Cummings is a resolute and lovely no-nonsense foil, not only to Charles’ snide sexism but in contrast to Hammond’s lush and impulsive Elvira. Hammond actually came in for unflattering physical criticism during shooting which seems unwarranted on the evidence of her appeal here. Neame, who went on to manfully cope with the special-effects vessel of The Poseidon Adventure (1972) failed to see her allure through his viewfinder. “What’s this bloke doing wasting his time with the other harpy when he’s got this bit waiting for him upstairs in bed?” he said on set whilst struggling to light her satisfactorily. For me, she is adorable in the part, possessing the kind of maddeningly elusive charm that credibly establishes her as Charles’ greatest love. Green-tinged all over in a flowing gown matched to hair and skin, offset with scarlet lips and nails, she oozes a wicked, mocking sexuality. Her voice is also unconventionally attractive: suggestive and with an almost lazy drawl that seduces like a soft cushion. “The way that woman harps on bed” she teases Ruth in absentia for Charles’ ears only.

This is not to say Elvira is an unimpeachable angel. She can be downright merciless, beyond simply disapproving of Ruth’s taste and buttoned-up temperament. A possible flaw in Coward’s writing is the unjustifiable cruelty with which she flaunts affairs she had such as with Captain Bracegirdle whilst alive.
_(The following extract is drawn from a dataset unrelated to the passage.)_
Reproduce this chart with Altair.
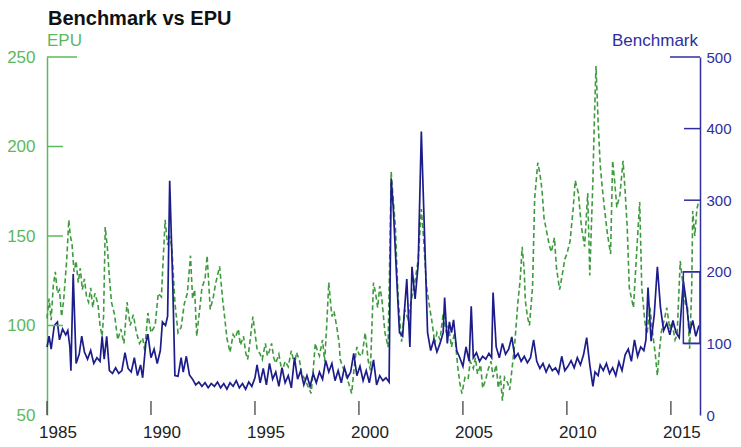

The only advantage this gives is a sneaky chauvinist one to bring the audience onside with Charles whenever he responds in similar tone.

To be fair, Lean made one important change to the play’s ending for the film that may have benefitted it sympathy-wise. The stage version closes with Charles defiantly addressing the unseen, now dual phantom pests of Elvira and Ruth (who dies in the car Elvira had tinkered with in order to be reunited with Charles post-mortem). Leaving aside how a transparent Elvira is able to affect earthbound mechanics, he somewhat heartlessly crows “I’m going to enjoy myself as I’ve never enjoyed myself before!” The movie closure goes a stage further by Elvira literally engineering his demise as well so that post-crash he joins the ladies sitting on a wall in green-tinted resignation. If Lean had applied the same whimsy to the piece as a whole, Blithe Spirit may well have been a more sparkling gem.

In his war-years autobiography Future Indefinite Coward dismissed the film with the elegant: “I will draw a light, spangled veil over Blithe Spirit which they made while I was away in South Africa. It wasn’t entirely bad, but it was a great deal less good than it should have been”. He was more blunt at the time according to Geoffrey O’Brien’s Criterion DVD edition notes, telling Lean after seeing a rough-cut: “My dear, you’ve just fucked up the best thing I ever wrote”.  


For Coward, Harrison and Lean, Blithe Spirit could be regarded as an entertaining little leg-stretching stroll during an otherwise unstoppable climb to greater fame and fortune.